Wang et al. [50] proposed a hybrid model (LSTM–CNN) for PV power forecasting. The data was collected from 1B DKASC, Alice Springs PV for half-year data with a resolution of the historical dataset as 5 min. The average MAE value obtained is 0.2210. Zhen et al. [58] proposed a hybrid model (GA-BLSTM)) for ultra-short-term PV power prediction. The data was collected from 8 PV plants ranging from 2017 to 2019 with resolution of the historical dataset as 5 min. The average MAE value obtained is 0.242. Abdel-Basset et al. [1] proposed a novel deep learning architecture namely (PV-Net), to enable efficient extraction of positional and temporal features in PV power sequences, the gates of the GRU are modified utilizing convolutional layers (named Conv-GRU) for forecasting short-term PV energy production. The data was collected from 1B DKASC, Alice Springs PV throughout five years (2015–2019) with a resolution of the historical dataset as 5 min.
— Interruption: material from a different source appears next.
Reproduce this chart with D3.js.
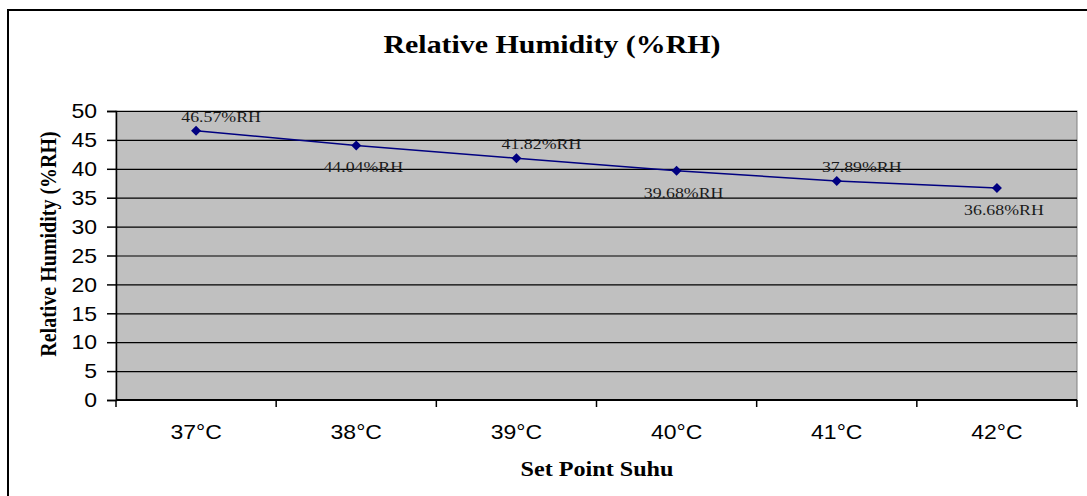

The average MAE value obtained is 0.398.

When the above research’s results are compared, the suggested BLSTM–CNN has the minimum MAE value. It is obvious that the suggested model outperforms prior researches and provides higher PV generation predicting performance.
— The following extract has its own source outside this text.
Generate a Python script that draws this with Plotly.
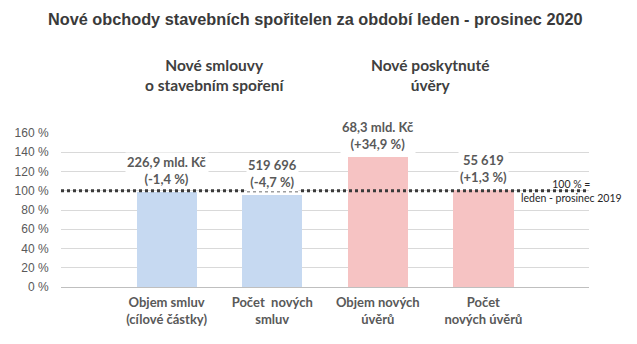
import plotly.graph_objects as go

# ---- data ----
categories = ["Objem smluv<br>(cílové částky)", "Počet  nových<br>smluv",
              "Objem nových<br>úvěrů", "Počet<br>nových úvěrů"]
positions = [1, 2, 3, 4]
values_pct = [98.6, 95.3, 134.9, 101.3]
value_labels = ["226,9 mld. Kč<br>(-1,4 %)", "519 696<br>(-4,7 %)",
                "68,3 mld. Kč<br>(+34,9 %)", "55 619<br>(+1,3 %)"]
bar_colors = ["#c6d9f1", "#c6d9f1", "#f6c3c3", "#f6c3c3"]
group_titles = ["Nové smlouvy<br>o stavebním spoření", "Nové poskytnuté<br>úvěry"]
group_centers = [1.45, 3.5]
ref_level = 100
ref_x = [0, 5]
y_ticks = [0, 20, 40, 60, 80, 100, 120, 140, 160]
y_tick_labels = [f"{v} %" for v in y_ticks]
title_text = "Nové obchody stavebních spořitelen za období leden - prosinec 2020"
ref_text = "100 % =<br>leden - prosinec 2019"

LABEL_FONT = "Lato, 'Open Sans', sans-serif"
GREY = "#595959"

fig = go.Figure()
fig.add_trace(go.Bar(x=positions, y=values_pct, width=0.57,
                     marker=dict(color=bar_colors, line=dict(width=0)),
                     hoverinfo="skip"))
fig.add_trace(go.Scatter(x=ref_x, y=[ref_level, ref_level], mode="lines",
                         line=dict(color="#3a3a3a", width=3, dash="dot"),
                         hoverinfo="skip"))

annotations = []
for x, v, t in zip(positions, values_pct, value_labels):
    annotations.append(dict(x=x, y=v, xref="x", yref="y", text="<b>" + t + "</b>",
                            showarrow=False, yanchor="bottom", yshift=3,
                            bgcolor="white", borderpad=1,
                            font=dict(family=LABEL_FONT, size=13, color=GREY)))
for x, t in zip(group_centers, group_titles):
    annotations.append(dict(x=x, y=1, xref="x", yref="paper", text="<b>" + t + "</b>",
                            showarrow=False, yanchor="middle", yshift=58,
                            font=dict(family=LABEL_FONT, size=15.5, color="#404040")))
annotations.append(dict(x=4.83, y=ref_level, xref="x", yref="y", text=ref_text,
                        showarrow=False, yanchor="middle", yshift=0,
                        font=dict(family=LABEL_FONT, size=10.5, color="#262626")))

fig.update_layout(
    width=637, height=344,
    margin=dict(l=61, r=48, t=133, b=57),
    paper_bgcolor="white", plot_bgcolor="white",
    showlegend=False,
    title=dict(text="<b>" + title_text + "</b>", x=0.495, xanchor="center",
               y=1 - 19 / 344, yanchor="middle",
               font=dict(family="Liberation Sans, Arial, sans-serif", size=16.3,
                         color="#3a3a3a")),
    xaxis=dict(range=[0, 5], tickvals=positions,
               ticktext=["<b>" + c + "</b>" for c in categories],
               showgrid=False, zeroline=False, showline=True,
               linecolor="#bfbfbf", linewidth=1, ticks="outside", ticklen=3,
               tickcolor="rgba(0,0,0,0)",
               tickfont=dict(family=LABEL_FONT, size=13, color=GREY)),
    yaxis=dict(range=[0, 160], tickmode="array", tickvals=y_ticks,
               ticktext=y_tick_labels,
               showgrid=True, gridcolor="#d9d9d9", gridwidth=1,
               zeroline=False, showline=False,
               ticks="outside", ticklen=9, tickcolor="rgba(0,0,0,0)",
               tickfont=dict(family="Liberation Sans, Arial, sans-serif",
                             size=12, color=GREY)),
    annotations=annotations,
    bargap=0,
)

fig.write_html("out.html")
However, the suggested model has a few flaws that must be investigated further. For example, in this research, the structure and training hyper-parameters of the model were found by experimentation, which is time-consuming. As a result, automated settings estimation approaches, like heuristic optimization algorithms, will be utilized in our future research to pick and improve the parameters of the neural network more effectively.

Conclusion

Accurate PV power forecasting plays an important role in the maintenance, control, management, and operation of PV power generation systems. In this research, a novel hybrid PV power generation forecasting model based on a deep learning algorithm namely BLSTM–CNN was suggested to increase the accuracy and reliability of PV power generation forecasting. More specifically, BLSTM automatically extracts bidirectional temporal correlation characteristics of PV data and CNN extracts spatial correlation characteristics of PV data to produce the final PV power forecasting results. Four evaluation measures and five single deep learning (CNN, GRU, RNN, LSTM, BLSTM) and two hybrid models (LSTM–CNN, CNN–LSTM) were employed for the experimental study to validate the proposed model’s predicting performance. The BLSTM–CNN model is proposed and used in a novel way in the field of PV power forecasting with the highest R\(^2\) value of 0.9993, the lowest RMSE value of 0.0944, MAE value of 0.0531, MSE value of 0.0089. In terms of forecasting accuracy, the results indicate that the proposed model outperforms other traditional classical models. In the next study, the hybrid model will be combined with more sophisticated deep learning models to extract temporal and spatial features separately, resulting in more precise PV power forecast results. Moreover, the proposed model can also be enhanced and used in other domains, such as wind speed forecasting and residential load forecasting.